Where Conservatives Go From Here

I spent my day yesterday feeling down because I didn't get the "presents" I wanted for "Electionmas" (as Ann Althouse put it). I'm done feeling gloomy, though and now its time to move on, disappointed but glad I live in a Democracy. As Mo Udall once said after losing an election, "The people have spoken.....the bastards".

The "soul searching" is now beginning for Conservatives and Republicans. There will be many calls for being more inclusive or for finding candidates who will argue conservative principles more forcefully. There have already been call for purging the GOP of Tea Party members or apostates like Chris Christie.

The GOP must take this look, but as it does, it must reflect on the fact that Obama's election and re-election tells us that the United States is not the same country it was 20-30 years ago. It is not simply politics, however. The culture has changed and unless conservatives find a way to get their ideas into the current cultural mainstream, they are doomed to political failure.

This piece by Andrew Klaven outlines the problem and offers a few suggestions for a plan of attack. He suggests that political success can only be built upon a foundation of ideas which must be spread through the culture. Here are a couple of excepts from his article:

"The smartest political writers in the country, all of whom are conservative, will now be addressing those questions. I’m an artist; I play the long game.
To win that game, to create an electorate more deeply committed to true liberty and resistant to the sort of cultural scare tactics the president’s campaign team used so effectively, there are three areas to which conservatives need to commit intellectual and financial resources—three areas that our intelligentsia and funders, in their impractical practicality, too often ignore."

Klavan goes on to outline those three areas, the mainstream news media, the entertainment industry and religion among intellectuals (particularly in academia).

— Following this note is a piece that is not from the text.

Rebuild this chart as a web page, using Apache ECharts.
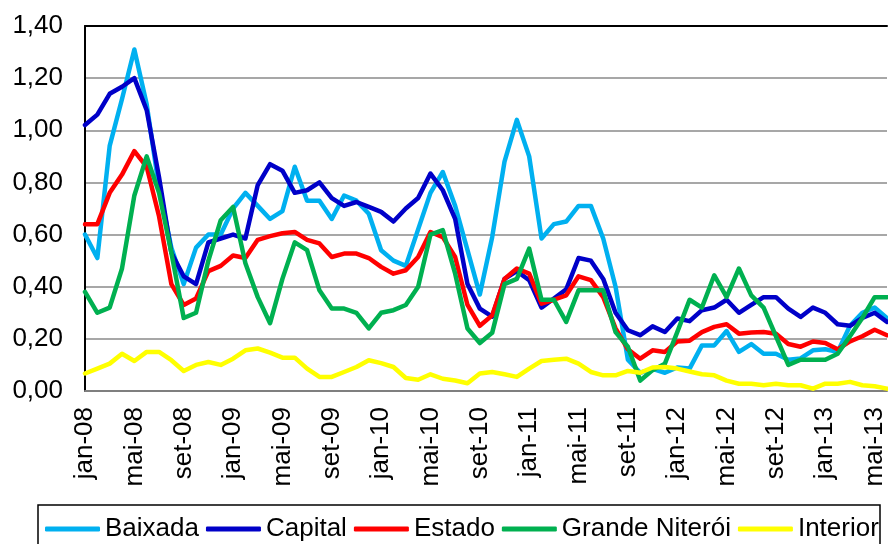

His conclusion:

"In the aftermath of a crushing electoral defeat, all this [Klavan's discussion of ways to change the current culture] may seem a distant business, an airy conversation for another day. It isn’t. The demography of the country is changing, but demography is not destiny. Ideas are. We must retake the culture and begin speaking truth to a new America."

I think Klavan is really on the right track. I encourage you to read it. I hope that conservatives and GOP leaders realize that the path to political victory lies, in part, outside of electoral politics.